Size: 54cm high, 53.5cm wide, 24cm deep – 21¼ ins high, 21 ins wide, 9½ ins deep
Provenance: J Rose Troup, thence by descent
See Finch and Co catalogue no. 9, item no. 68 for another ivory pestle

The Emin Pasha Relief Expedition of 1886 to 1889 was one of the last major European expeditions into the interior of the Congo in Africa. In January 1885 Gordon of Khartoum was slain with most of his Egyptian forces and the Mahdi became the undisputed master of the Sudan. Then he died and the country fell into chaos. On the Upper Nile the Governor of Equatoria, Emin Pasha, his Sudanese soldiers and two Europeans were subsequently cut off from all contact with the outside world. One of the Europeans, Wilhelm Junker managed to get to Cairo in 1886 and raise help for his companion’s predicament. Public concern in Britain led to a fund to equip an expedition to take supplies to Emin Pasha and bring them back to Europe. Henry Morton Stanley was put in charge.
Stanley decided to start from the mouth of the Congo, cross the tropical rain forest in the centre of Africa to Lake Albert and sail up the river Wadelai to the beleaguered Emin. Even today the Ituri forest of central Congo remains second only to that of the Amazon basin as the densest, darkest, wettest, most impenetrable tropical forest on earth. No sunlight penetrated the jungle canopy and rain fell for several nights and days on end. Pygmies fired poisoned arrows at the intruders and planted poisoned skewers in their path. Hornet stings and cuts developed into terrible ulcers. The marchers route took them through a region depopulated by slavers so no food whatever was to be found. It took five months to get through the jungle and they lost 180 men.

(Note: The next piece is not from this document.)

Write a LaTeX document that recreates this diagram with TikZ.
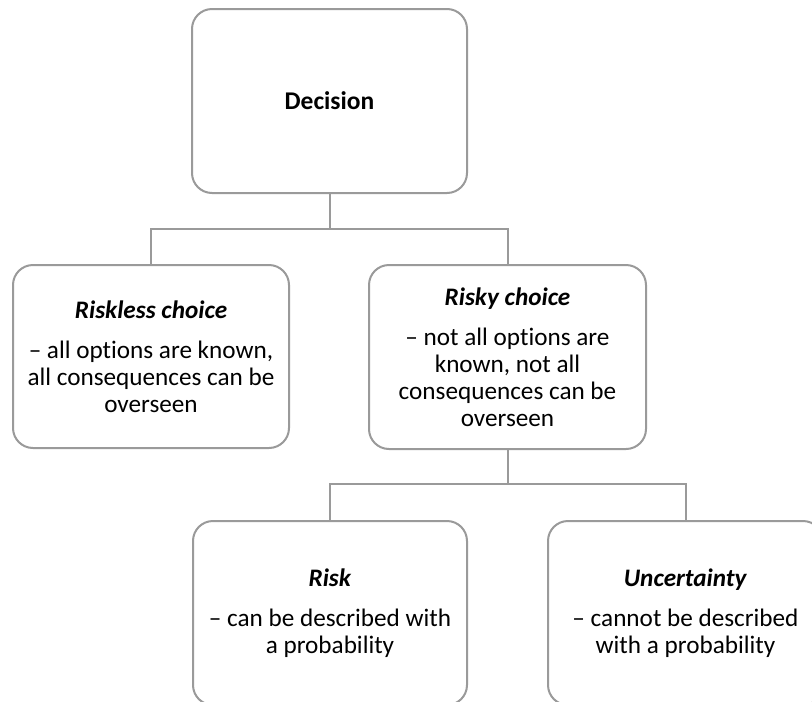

Eventually they reached the shores of Lake Albert after 169 days on December 13th 1887.
The Aruwimi River, mentioned on the brass plaque, was another of Stanley’s problems. He had enlisted the co-operation and help of the trader Tippu Tib in order to get over the hostility of the Arabs to the Europeans, but even his carriers refused to go beyond the Aruwimi River and once again the whole expedition stopped.
Stanley’s gruelling rescue of Emin Pasha turned out to be a great anticlimax. The German turned out to be in the best of health and seemed to lack for nothing. He had continued his studies into bird migration and ethnology and had even amassed a collection of ivory. Far from wanting to be rescued, he wanted to stay where he was. Eventually, very reluctantly he agreed to go with Stanley to the coast. On the way back, now with a gathered entourage of 1300 people, Stanley made his last two geographical discoveries, Lake Edward and the legendary ‘Mountains of the Moon’, the Ruwenzori range, believed by the ancient Greeks and Romans to be the ultimate source of the Nile.